Modernize the bureaucracy

Some governments, such as California, are starting to come to terms with these lackluster hiring processes, and the increasingly critical impact they have on effectively recruiting and retaining qualified people.

California launched its Civil Service Improvement initiative in 2014. As part of this effort, in 2017, the state published a civil service improvement white paper, “The House We Are Building,” and reported to the state legislature an outline of the efforts made to streamline the state’s hiring process, including consolidating IT-related job classifications.

In January 2018, California consolidated 36 information technology job classifications into nine new ones. The state also reclassified data-related skills late last year.

"Information technology is a dynamic, constantly changing field," said Government Operations Agency Secretary Marybel Batjer at the time. "This class consolidation plan gives the state modern descriptions and the structure needed to recruit and retain skilled information technology employees."

And of its civil service reform efforts, GovOps proclaims on its website:

“An improved civil service system will produce a capable and engaged state workforce that is able to adapt to new challenges in serving the people of California and will reflect the diversity of the population it serves,.”

GovOps highlights key areas where the state is doing this.

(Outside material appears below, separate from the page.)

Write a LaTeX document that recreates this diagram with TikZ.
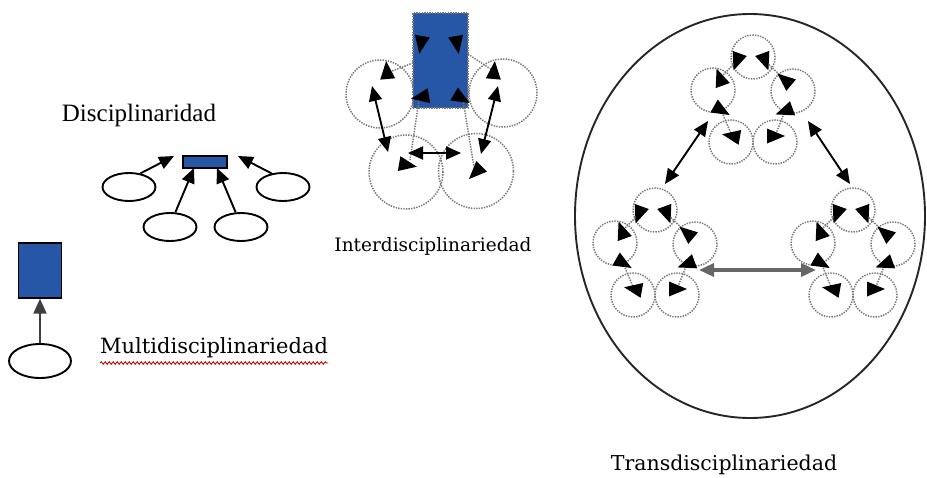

Making it less complicated to get a state job

Rewriting and eliminating outdated and onerous laws and personnel rules restrict hiring qualified candidates

Creating a state workforce that looks like the Californians we serve

Developing incentives and targeted recruitment strategies to attract college graduates


Developing training structure to improve skills and provide upward mobility

Engaging employees and promote work-life balance for more productive employees


Thorough evaluation of full compensation and salary scale compaction issues

Addressing executive compensation gap with local government and related retention and recruitment issues

If meaningful civil service reform is to happen, it will be on a policy front that proactively addresses compensation, job descriptions and the bureaucratic categories under which they reside. Essentially, what’s needed is a global movement for a “Digital Government Jobs Modernization Act” at all levels of government.

Much sooner than later, political, bureaucratic government and union leaders everywhere should look to California’s efforts to address this in their own jurisdictions. If they are truly committed to modernizing today’s workforce, recruiting the next generation of technology innovators and effectively serving the public, they must get proactive.

Future of government work

Some argue governments must think more different, from distributed teams, pooled resources, and expanded use of microconsulting.

Distributed, remote work, especially in areas where resiliency planning and geographic representation should be baked into culture and operations. 18F, with its flexible telework and virtual worker policy, was able to attract people from all across the United States by stretching beyond the borders of a physical office space. John O’Duinn, formerly of USDS, wrote the book “Distributed Teams: The Art and Practice of Working Together While Physically Apart,” focused on the improved hiring, retention, disaster resilience and other organizational benefits of this growing trend.

And while the move to hire full-scale, internal teams is the trend, microconsulting, could be a more agile, affordable, sustainable solution, especially for smaller, local governments and short-term projects.

Perhaps, as e.Republic Chief Innovation Officer Dustin Haisler writes, “your best employees won’t work for you in the future.” After the social contract changed, and with the current generational workforce change, most private companies and most employees already work with a “no more job for life” mindset.